Elemental Technologies has revised its video processing software so that it runs on multiple processing architectures, including appliances, blade solutions, virtual machines and the cloud.
The company is calling the approach software-defined video (SDV; more evidence that we might be running out of three-letter acronyms [TLA]).
Ericsson has endorsed the idea by adopting Elemental’s software to operate in its Ericsson Virtualized Encoding solution.
Elemental Technologies made its bones with a video processing approach that yokes CPUs and GPUs and exploits them both for what they each do best in order to achieve new levels of video processing capability.
The approach works up to a point, and that point is data centers with installed equipment short on GPUs.
Elemental’s response was to create software that takes advantage of the computing resources at hand, whether what’s available is CPUs only, or any mix of CPUs and GPUs.

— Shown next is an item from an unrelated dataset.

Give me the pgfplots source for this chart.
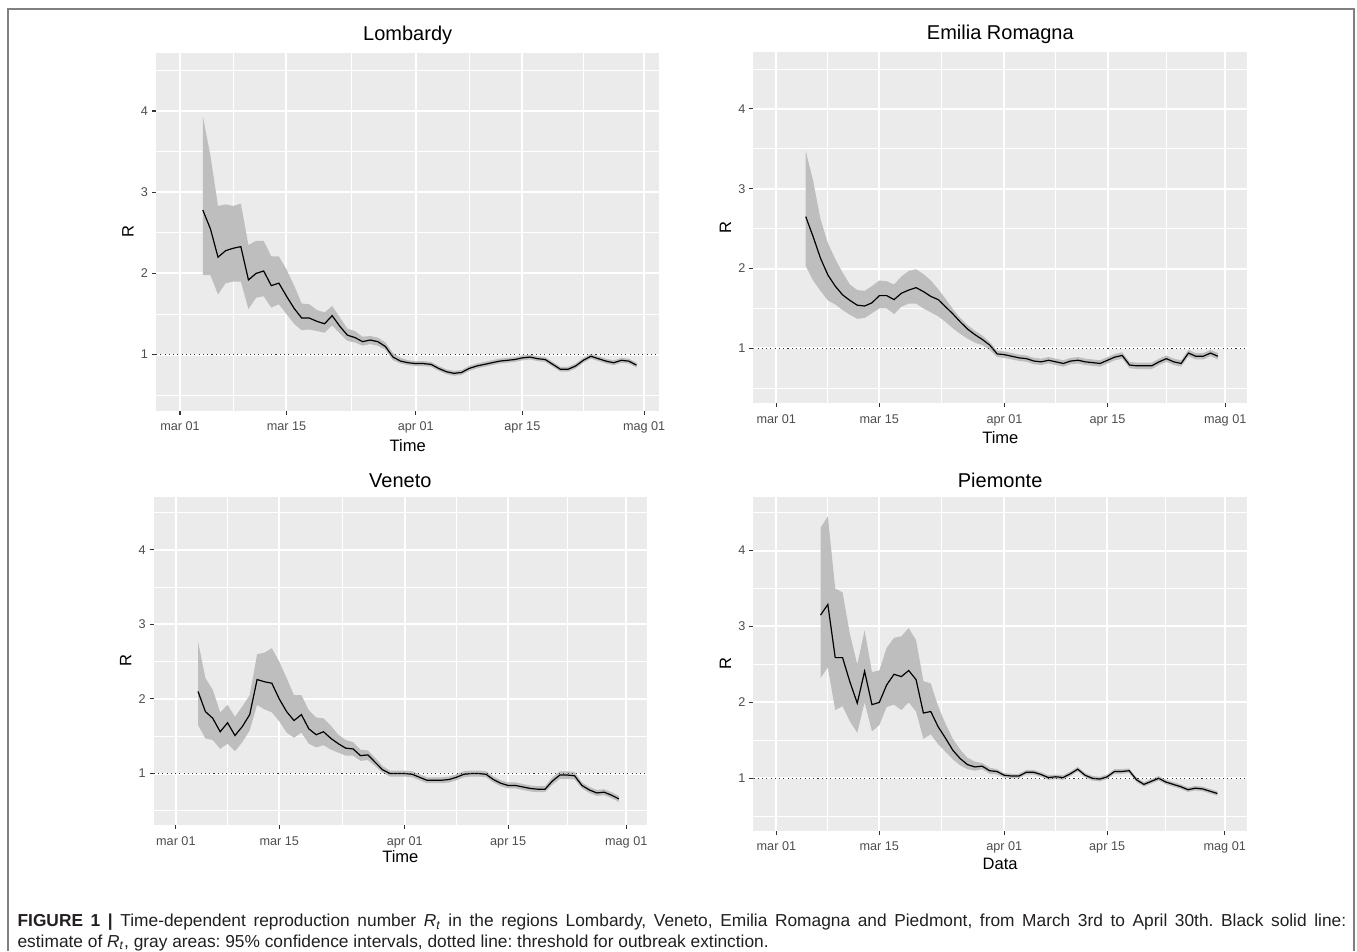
\documentclass[border=0pt]{standalone}
\usepackage{pgfplots}
\pgfplotsset{compat=1.18}
\usepackage{pgfplotstable}
\usepgfplotslibrary{fillbetween}
\usepackage{fontspec}
\setmainfont{Liberation Sans}
\frenchspacing
\definecolor{ggbg}{HTML}{EBEBEB}
\definecolor{ggtick}{HTML}{333333}
\definecolor{gglab}{HTML}{4D4D4D}
\definecolor{ribbon}{HTML}{BEBEBE}
\definecolor{framec}{HTML}{808080}
\definecolor{captxt}{HTML}{231F20}

\pgfplotstableread{
d est lo hi
3 2.78 1.98 3.94
4 2.55 1.98 3.45
5 2.20 1.74 2.83
6 2.28 1.88 2.85
7 2.31 1.90 2.83
8 2.33 1.90 2.86
9 1.92 1.56 2.35
10 2.00 1.70 2.40
11 2.03 1.72 2.40
12 1.85 1.58 2.21
13 1.88 1.62 2.21
14 1.72 1.50 2.05
15 1.57 1.38 1.85
16 1.45 1.30 1.63
17 1.45 1.31 1.62
18 1.41 1.29 1.55
19 1.38 1.27 1.52
20 1.48 1.36 1.60
21 1.35 1.26 1.46
22 1.24 1.17 1.32
23 1.21 1.15 1.29
24 1.16 1.11 1.22
25 1.18 1.13 1.23
26 1.16 1.11 1.21
27 1.10 1.06 1.15
28 0.97 0.93 1.02
29 0.92 0.89 0.96
30 0.90 0.87 0.93
31 0.89 0.86 0.92
32 0.89 0.86 0.92
33 0.88 0.85 0.91
34 0.83 0.80 0.86
35 0.79 0.76 0.82
36 0.77 0.74 0.80
37 0.78 0.75 0.81
38 0.83 0.80 0.86
39 0.86 0.83 0.89
40 0.88 0.85 0.91
41 0.90 0.87 0.93
42 0.92 0.89 0.95
43 0.93 0.90 0.96
44 0.94 0.91 0.97
45 0.96 0.93 0.99
46 0.97 0.94 1.00
47 0.95 0.92 0.98
48 0.94 0.91 0.97
49 0.88 0.85 0.91
50 0.82 0.79 0.85
51 0.82 0.79 0.85
52 0.86 0.83 0.89
53 0.93 0.90 0.96
54 0.98 0.95 1.01
55 0.95 0.92 0.98
56 0.92 0.89 0.95
57 0.90 0.87 0.93
58 0.93 0.90 0.96
59 0.92 0.89 0.95
60 0.87 0.84 0.90
}\lomb

\pgfplotstableread{
d est lo hi
4 2.65 2.03 3.47
5 2.40 1.85 3.10
6 2.13 1.72 2.62
7 1.92 1.60 2.32
8 1.78 1.55 2.12
9 1.67 1.48 1.95
10 1.60 1.42 1.80
11 1.54 1.37 1.73
12 1.53 1.38 1.72
13 1.57 1.44 1.78
14 1.66 1.50 1.85
15 1.66 1.50 1.84
16 1.61 1.43 1.80
17 1.69 1.52 1.90
18 1.73 1.56 1.97
19 1.76 1.56 1.99
20 1.71 1.50 1.93
21 1.65 1.45 1.85
22 1.61 1.40 1.74
23 1.52 1.33 1.62
24 1.43 1.25 1.49
25 1.33 1.18 1.38
26 1.24 1.12 1.29
27 1.17 1.07 1.22
28 1.11 1.04 1.16
29 1.04 0.98 1.08
30 0.93 0.89 0.97
31 0.92 0.88 0.96
32 0.90 0.86 0.94
33 0.88 0.84 0.92
34 0.87 0.83 0.91
35 0.84 0.80 0.88
36 0.83 0.79 0.87
37 0.85 0.81 0.89
38 0.83 0.79 0.87
39 0.81 0.77 0.85
40 0.84 0.80 0.88
41 0.85 0.81 0.89
42 0.83 0.79 0.87
43 0.82 0.78 0.86
44 0.81 0.77 0.85
45 0.85 0.81 0.89
46 0.89 0.85 0.93
47 0.91 0.87 0.95
48 0.79 0.75 0.83
49 0.78 0.74 0.82
50 0.78 0.74 0.82
51 0.78 0.74 0.82
52 0.83 0.79 0.87
53 0.87 0.83 0.91
54 0.83 0.79 0.87
55 0.81 0.77 0.85
56 0.94 0.90 0.98
57 0.90 0.86 0.94
58 0.90 0.86 0.94
59 0.94 0.90 0.98
60 0.90 0.86 0.94
}\emil

\pgfplotstableread{
d est lo hi
3 2.10 1.65 2.77
4 1.83 1.47 2.28
5 1.74 1.45 2.12
6 1.56 1.33 1.82
7 1.68 1.40 1.92
8 1.51 1.30 1.76
9 1.63 1.42 1.90
10 1.79 1.58 2.05
11 2.26 1.92 2.60
12 2.23 1.86 2.62
13 2.21 1.82 2.68
14 2.00 1.70 2.50
15 1.83 1.55 2.28
16 1.71 1.48 2.05
17 1.79 1.55 2.05
18 1.60 1.40 1.85
19 1.52 1.35 1.75
20 1.56 1.38 1.74
21 1.47 1.32 1.64
22 1.40 1.28 1.52
23 1.34 1.24 1.45
24 1.33 1.24 1.42
25 1.24 1.17 1.32
26 1.25 1.18 1.31
27 1.15 1.10 1.21
28 1.05 1.01 1.10
29 1.00 0.96 1.04
30 1.00 0.96 1.04
31 1.00 0.96 1.04
32 0.99 0.95 1.03
33 0.95 0.91 0.99
34 0.91 0.87 0.95
35 0.91 0.87 0.95
36 0.91 0.87 0.95
37 0.92 0.88 0.96
38 0.95 0.91 0.99
39 0.99 0.95 1.03
40 1.00 0.96 1.04
41 1.00 0.96 1.04
42 0.99 0.95 1.03
43 0.92 0.88 0.96
44 0.87 0.83 0.91
45 0.84 0.80 0.88
46 0.84 0.80 0.88
47 0.82 0.78 0.86
48 0.80 0.76 0.84
49 0.79 0.75 0.83
50 0.79 0.75 0.83
51 0.90 0.85 0.95
52 0.98 0.93 1.03
53 0.98 0.93 1.03
54 0.97 0.92 1.02
55 0.84 0.80 0.88
56 0.78 0.74 0.82
57 0.74 0.70 0.78
58 0.75 0.71 0.79
59 0.71 0.67 0.75
60 0.66 0.62 0.70
}\vene

\pgfplotstableread{
d est lo hi
6 3.15 2.32 4.30
7 3.29 2.46 4.45
8 2.59 1.90 3.50
9 2.59 1.95 3.45
10 2.27 1.75 2.90
11 1.99 1.60 2.50
12 2.41 2.00 2.95
13 1.97 1.62 2.40
14 2.00 1.70 2.42
15 2.23 1.94 2.72
16 2.37 1.97 2.85
17 2.34 1.90 2.87
18 2.42 2.00 2.98
19 2.30 1.88 2.82
20 1.86 1.52 2.28
21 1.88 1.58 2.25
22 1.68 1.45 1.95
23 1.53 1.35 1.72
24 1.37 1.25 1.52
25 1.26 1.17 1.38
26 1.18 1.12 1.27
27 1.15 1.10 1.22
28 1.16 1.12 1.20
29 1.10 1.06 1.14
30 1.09 1.05 1.12
31 1.04 1.01 1.07
32 1.03 1.00 1.06
33 1.03 1.00 1.06
34 1.08 1.05 1.11
35 1.08 1.05 1.11
36 1.05 1.02 1.08
37 1.01 0.98 1.04
38 1.02 0.99 1.05
39 1.01 0.98 1.04
40 1.06 1.03 1.09
41 1.12 1.09 1.15
42 1.04 1.01 1.07
43 1.00 0.97 1.03
44 0.99 0.96 1.02
45 1.02 0.99 1.05
46 1.09 1.06 1.12
47 1.09 1.06 1.12
48 1.10 1.07 1.13
49 0.98 0.95 1.01
50 0.92 0.89 0.95
51 0.96 0.93 0.99
52 1.00 0.97 1.03
53 0.95 0.92 0.98
54 0.92 0.89 0.95
55 0.89 0.86 0.92
56 0.85 0.82 0.88
57 0.87 0.84 0.90
58 0.86 0.83 0.89
59 0.83 0.80 0.86
60 0.80 0.77 0.83
}\piem

\pgfplotsset{
  ggpanel/.style={
    scale only axis,
    anchor=south west,
    axis background/.style={fill=ggbg},
    axis line style={draw=none},
    xtick={0,14,31,45,61},
    xticklabels={mar 01,mar 15,apr 01,apr 15,mag 01},
    minor xtick={7,22.5,38,53},
    ytick={1,2,3,4},
    yticklabels={1,2,3,4},
    minor ytick={0.5,1.5,2.5,3.5,4.5},
    ymin=0.31, ymax=4.71,
    grid=both,
    major grid style={white, line width=1.5pt},
    minor grid style={white, line width=0.75pt},
    tick align=outside,
    xtick pos=left, ytick pos=left,
    major tick length=3pt,
    minor tick length=0pt,
    every tick/.style={ggtick, line width=0.8pt},
    tick label style={font=\fontsize{9.5}{10}\selectfont, text=gglab},
    xticklabel style={yshift=-0.2pt, text height=1.6ex, text depth=0.45ex},
    yticklabel style={xshift=0.5pt},
    label style={font=\fontsize{12.4}{14}\selectfont, text=black},
    title style={font=\fontsize{15}{17}\selectfont, at={(0.5,1)}, anchor=center},
    xlabel style={at={(0.5,0)}, anchor=center},
    ylabel style={at={(0,0.5)}, anchor=center, yshift=21pt},
    ylabel={R},
  },
  ribbonfill/.style={fill=ribbon, draw=none},
  estline/.style={black, line width=0.9pt},
  thr/.style={ggtick, line width=0.8pt, dash pattern=on 0.8pt off 2.4pt},
}

\begin{document}
\begin{tikzpicture}
\draw[framec, line width=1.1pt] (6pt,-713.25pt) -- (6pt,-6.75pt) -- (1015.5pt,-6.75pt) -- (1015.5pt,-713.25pt);

% Lombardy
\begin{axis}[ggpanel, at={(117.0pt,-308.0pt)}, width=377.5pt, height=268pt,
  xmin=-3.15, xmax=63.0, title={Lombardy}, xlabel={Time},
  title style={yshift=7.2pt}, xlabel style={yshift=-25.9pt}]
\addplot[name path=hi, draw=none, forget plot] table[x=d,y=hi]{\lomb};
\addplot[name path=lo, draw=none, forget plot] table[x=d,y=lo]{\lomb};
\addplot[ribbonfill] fill between[of=hi and lo];
\addplot[estline] table[x=d,y=est]{\lomb};
\addplot[thr] coordinates {(-3.15,1) (63.0,1)};
\end{axis}

% Emilia Romagna
\begin{axis}[ggpanel, at={(565.0pt,-302.5pt)}, width=370.5pt, height=263.3pt,
  xmin=-3.12, xmax=64.0, title={Emilia Romagna}, xlabel={Time},
  title style={yshift=7.2pt}, xlabel style={yshift=-25.7pt}]
\addplot[name path=hi, draw=none, forget plot] table[x=d,y=hi]{\emil};
\addplot[name path=lo, draw=none, forget plot] table[x=d,y=lo]{\emil};
\addplot[ribbonfill] fill between[of=hi and lo];
\addplot[estline] table[x=d,y=est]{\emil};
\addplot[thr] coordinates {(-3.12,1) (64.0,1)};
\end{axis}

% Veneto
\begin{axis}[ggpanel, at={(115.3pt,-618.75pt)}, width=369.9pt, height=246.2pt,
  xmin=-3.0, xmax=63.8, title={Veneto}, xlabel={Time},
  title style={yshift=6.0pt}, xlabel style={yshift=-23.4pt}]
\addplot[name path=hi, draw=none, forget plot] table[x=d,y=hi]{\vene};
\addplot[name path=lo, draw=none, forget plot] table[x=d,y=lo]{\vene};
\addplot[ribbonfill] fill between[of=hi and lo];
\addplot[estline] table[x=d,y=est]{\vene};
\addplot[thr] coordinates {(-3.0,1) (63.8,1)};
\end{axis}

% Piemonte
\begin{axis}[ggpanel, at={(565.1pt,-623.0pt)}, width=370pt, height=250.5pt,
  xmin=-3.12, xmax=64.0, title={Piemonte}, xlabel={Data},
  title style={yshift=6.0pt}, xlabel style={yshift=-24.7pt}]
\addplot[name path=hi, draw=none, forget plot] table[x=d,y=hi]{\piem};
\addplot[name path=lo, draw=none, forget plot] table[x=d,y=lo]{\piem};
\addplot[ribbonfill] fill between[of=hi and lo];
\addplot[estline] table[x=d,y=est]{\piem};
\addplot[thr] coordinates {(-3.12,1) (64.0,1)};
\end{axis}

% caption
\node[anchor=base west, inner sep=0pt, text=captxt, font=\fontsize{13}{15}\selectfont] at (13pt,-695pt)
  {\makebox[996.5pt][s]{\textbf{FIGURE 1 |} Time-dependent reproduction number \textit{R}\textsubscript{\textit{t}} in the regions Lombardy, Veneto, Emilia Romagna and Piedmont, from March 3rd to April 30th. Black solid line:}};
\node[anchor=base west, inner sep=0pt, text=captxt, font=\fontsize{13}{15}\selectfont] at (13pt,-710.5pt)
  {estimate of \textit{R}\textsubscript{\textit{t}}, gray areas: 95\% confidence intervals, dotted line: threshold for outbreak extinction.};

\pgfresetboundingbox
\path (0pt,0pt) rectangle (1017.75pt,-713.25pt);
\end{tikzpicture}
\end{document}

Ordinarily, switching to Elemental equipment that harnesses both CPUs and GPUs might give a company a video processing acceleration of 4X; SDV running on only (or mostly) CPUs might achieve a 10- to 15 percent improvement, said Elemental chief marketing officer Keith Wymbs.
Not only does the company get a modest speed bump, but it’s in a position to gradually migrate its data center equipment to increase the amount of GPU power in the mix, which would gradually get it closer to taking full advantage of Elemental’s video processing algorithms.
Or, as Elemental puts it, SDV solutions take an infrastructure-agnostic approach to implementing flexible, scalable and easily upgradable video architectures.
The updated Elemental platform:
- Allows less compute-intensive applications, such as single-stream encoding, to take advantage of Elemental’s platform without the assist of graphic processors;
- Provides broad geographical coverage with cloud-based deployments, independent of available infrastructure in a specific region or market;
- Enables virtualized operations for video processing where shared hardware resources and blade-based systems are a critical customer requirement; and
- Saves operational costs by reallocating legacy systems to meet future video processing requirements.
With support for multiple processing architectures, Elemental believes it is first-to-market with a hardware-agnostic platform that can run on a customer’s deployment model of choice.
“By expanding Ericsson Virtualized Encoding to also support Elemental software encoding, we are enabling TV service providers to efficiently address the growing complexity of multiscreen TV service delivery within a single solution,” said Giles Wilson, head of TV compression for Ericsson.
Ericsson Virtualized Encoding is a software solution for intelligent utilization of multiple encoding resources regardless of the platform. Ericsson describes it as a task and service-oriented solution. It can allocate resources and simplify the process of selecting the right encoding method and platform based on the operator’s priorities for deployment speed, video quality and output. It eliminates complexity, enables more efficient resource utilization and bandwidth management and bridges the gap between broadcast and IT infrastructures, allowing deployment of enhanced TV services much more quickly.
Separately,Elemental announced that MobiTV is using its Elemental Live and Elemental Server to deliver more than 40 HD television channels – including live news and sports and a variety of full-episode on-demand shows – for streaming or download to hundreds of devices through multiple pay TV, wireless and OTT partners.
MobiTV started providing multi-screen delivery largely for wireless carriers, including AT&T, Verizon, but it is now providing the same services for IPTV providers, including Deutsche Telekom, and cable and satellite companies.
Elemental enables MobiTV to deliver HD mobile and multiscreen video that provides superior image quality, the ability to quickly scale encoding capacity with consumer demand, and reduce capex spending. By implementing software-based video processing solutions from Elemental, MobiTV has increased its processing capabilities, and future-proofed its infrastructure for high-efficiency video coding (HEVC).
“The video quality, content volume, variety of formats, and the ability to support HEVC through a software upgrade is a combination unique to Elemental in the video processing market,” said MobiTV COO Bill Routt. “Together with Elemental’s industry-leading video processing solutions, we are able to continue delivering new innovations in video streaming technology for our customers.”